Giacinto Gimignani - Miracolo della Madonna del Sasso, ca. 1648 (Chiesa di Sant'Agostino, Lucca)
Pare che l'uomo avesse avuto modo di pentirsi del suo gesto, ma che non volle farlo. Da qui nacque il detto: Sei più ostinato dello sprofondato di Lucca. A partire dalla prima metà del Seicento si tentò di misurare la profondità della buca. Daniele de Nobili afferma che i frati del convento di S. Agostino, su consiglio di un carmelitano, calarono una corda lunga più di cinquecento braccia, che ritirarono in superficie con segni di bruciature, e che spesso nella chiesa si diffondeva un odore come di zolfo.
Benedetto Giannotti (ca. 1558? -1649), che fu priore del convento, menziona una tradizione secondo la quale "molti volevano fare delle esperienze con legare cani, e con calare funi fino a 200 braccia, e tirarli su consumati fino all'osso". Proprio a proposito di quest'ultimo passaggio, aggiungeva che "i Padri antichi cavarono alcune braccia, e tirarono altrove la buca, acciò non andasse dritta" e non fosse più possibile calarvi niente dentro".
Il viaggiatore francese Charles de Brosses, che ebbe occasione di visitare Lucca nel 1739, racconta che: Agli Agostiniani c'è un piccolo buco che arriva fino all'inferno, attraverso il quale fu inghiottito quel miserabile soldato che picchiava la Vergine Maria. Sondai quel buco con una pertica per vedere se l'inferno fosse molto lontano, e lo trovai profondo solo un braccio e mezzo. Molto sorpreso di vedermi così vicino a quel brutto soggiorno, fuggii di corsa dritto fino a Pisa.

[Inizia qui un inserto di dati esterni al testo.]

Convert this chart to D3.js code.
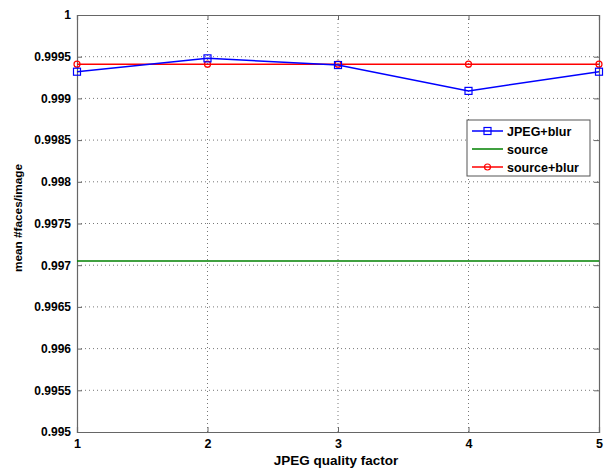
<!DOCTYPE html>
<html><head><meta charset="utf-8">
<script src="https://cdn.jsdelivr.net/npm/d3@7"></script>
<style>
body{margin:0;background:#fff;}
text{font-family:"Liberation Sans",Arial,sans-serif;font-weight:bold;}
</style></head>
<body><svg id="c" width="614" height="468"></svg>
<script>
const xValues = [1, 2, 3, 4, 5];
const jpegBlur = [0.99932, 0.99948, 0.99940, 0.99909, 0.99932];
const source = [0.99705, 0.99705, 0.99705, 0.99705, 0.99705];
const sourceBlur = [0.99941, 0.99941, 0.99941, 0.99941, 0.99941];
const yTicks = [0.995, 0.9955, 0.996, 0.9965, 0.997, 0.9975, 0.998, 0.9985, 0.999, 0.9995, 1];
const yTickLabels = ["0.995","0.9955","0.996","0.9965","0.997","0.9975","0.998","0.9985","0.999","0.9995","1"];
const seriesNames = ["JPEG+blur", "source", "source+blur"];

const svg = d3.select("#c");
const L = 77, R = 599, T = 15, B = 432;
const x = d3.scaleLinear().domain([1, 5]).range([L, R]);
const y = d3.scaleLinear().domain([0.995, 1]).range([B, T]);

// grid
const g = svg.append("g");
g.selectAll("line.vg").data(xValues.slice(1, -1)).enter().append("line")
  .attr("x1", d => x(d)).attr("x2", d => x(d)).attr("y1", T).attr("y2", B)
  .attr("stroke", "#555").attr("stroke-width", 0.8).attr("stroke-dasharray", "1,3");
g.selectAll("line.hg").data(yTicks.slice(1, -1)).enter().append("line")
  .attr("x1", L).attr("x2", R).attr("y1", d => y(d)).attr("y2", d => y(d))
  .attr("stroke", "#555").attr("stroke-width", 0.8).attr("stroke-dasharray", "1,3");

// axes
const xAxis = d3.axisBottom(x).tickValues(xValues).tickFormat(d3.format("d")).tickSize(-5).tickPadding(7);
const yAxis = d3.axisLeft(y).tickValues(yTicks).tickFormat((d, i) => yTickLabels[i]).tickSize(-5).tickPadding(6);
const gx = svg.append("g").attr("transform", `translate(0,${B})`).call(xAxis);
const gy = svg.append("g").attr("transform", `translate(${L},0)`).call(yAxis);
const gx2 = svg.append("g").attr("transform", `translate(0,${T})`).call(d3.axisTop(x).tickValues(xValues).tickFormat("").tickSize(-5));
const gy2 = svg.append("g").attr("transform", `translate(${R},0)`).call(d3.axisRight(y).tickValues(yTicks).tickFormat("").tickSize(-5));
[gx, gy, gx2, gy2].forEach(a => {
  a.select(".domain").attr("stroke", "#666").attr("stroke-width", 1.2);
  a.selectAll(".tick line").attr("stroke", "#666");
  a.selectAll("text").attr("fill", "#000").attr("font-size", 12).attr("font-weight", "bold")
    .attr("font-family", '"Liberation Sans",Arial,sans-serif');
});
gx.selectAll("text").attr("font-size", 12.5);

// lines
const line = d3.line().x((d, i) => x(xValues[i])).y(d => y(d));
svg.append("path").datum(source).attr("d", line).attr("fill", "none").attr("stroke", "#008000").attr("stroke-width", 1.5);
svg.append("path").datum(sourceBlur).attr("d", line).attr("fill", "none").attr("stroke", "#ff0000").attr("stroke-width", 1.5);
svg.selectAll("circle.sb").data(sourceBlur).enter().append("circle")
  .attr("cx", (d, i) => x(xValues[i])).attr("cy", d => y(d)).attr("r", 3)
  .attr("fill", "none").attr("stroke", "#ff0000").attr("stroke-width", 1.2);
svg.append("path").datum(jpegBlur).attr("d", line).attr("fill", "none").attr("stroke", "#0000ff").attr("stroke-width", 1.5);
svg.selectAll("rect.jb").data(jpegBlur).enter().append("rect")
  .attr("x", (d, i) => x(xValues[i]) - 3.5).attr("y", d => y(d) - 3.5).attr("width", 7).attr("height", 7)
  .attr("fill", "none").attr("stroke", "#0000ff").attr("stroke-width", 1.2);

// labels
svg.append("text").attr("x", 336).attr("y", 465).attr("text-anchor", "middle").attr("font-size", 13.5).text("JPEG quality factor");
svg.append("text").attr("transform", `translate(22,218) rotate(-90)`).attr("text-anchor", "middle").attr("font-size", 11.8).text("mean #faces/image");

// legend
const lg = svg.append("g");
lg.append("rect").attr("x", 467).attr("y", 120).attr("width", 123).attr("height", 56).attr("fill", "#fff").attr("stroke", "#555").attr("stroke-width", 1);
const colors = ["#0000ff", "#008000", "#ff0000"];
seriesNames.forEach((name, i) => {
  const yy = 131 + i * 18;
  lg.append("line").attr("x1", 472).attr("x2", 503).attr("y1", yy).attr("y2", yy).attr("stroke", colors[i]).attr("stroke-width", 1.5);
  if (i === 0) lg.append("rect").attr("x", 484).attr("y", yy - 3.5).attr("width", 7).attr("height", 7).attr("fill", "none").attr("stroke", colors[i]).attr("stroke-width", 1.2);
  if (i === 2) lg.append("circle").attr("cx", 487.5).attr("cy", yy).attr("r", 3).attr("fill", "none").attr("stroke", colors[i]).attr("stroke-width", 1.2);
  lg.append("text").attr("x", 507).attr("y", yy + 4.5).attr("font-size", 12.5).text(name);
});
</script></body></html>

Nel 1799, una proposta giacobina dei Giuniori, uno dei due consigli legislativi della Repubblica democratica proclamata dopo l'occupazione francese, suggerì, in caso di alluvione, d'incanalare le acque del fiume Serchio nella buca di Sant'Agostino, per aiutare non solo la città e la campagna, ma gli stessi dannati dell'inferno che avrebbero così potuto godere di un po' di refrigerio.

La botola è tuttora visibile all'interno della chiesa, protetta da una lastra di ferro incernierata. Al di sopra vi è una lapide che recita in latino: "PROLUAT UT CULPAM DAT VIRGO, SANGUINIS UNDAM, AT CADIT IGNORANS IMPIUS, ESSE PIAM". ["Per lavare la colpa, la Vergine emette il flusso di sangue, ma l'empio cade ignorando che lei è clemente"].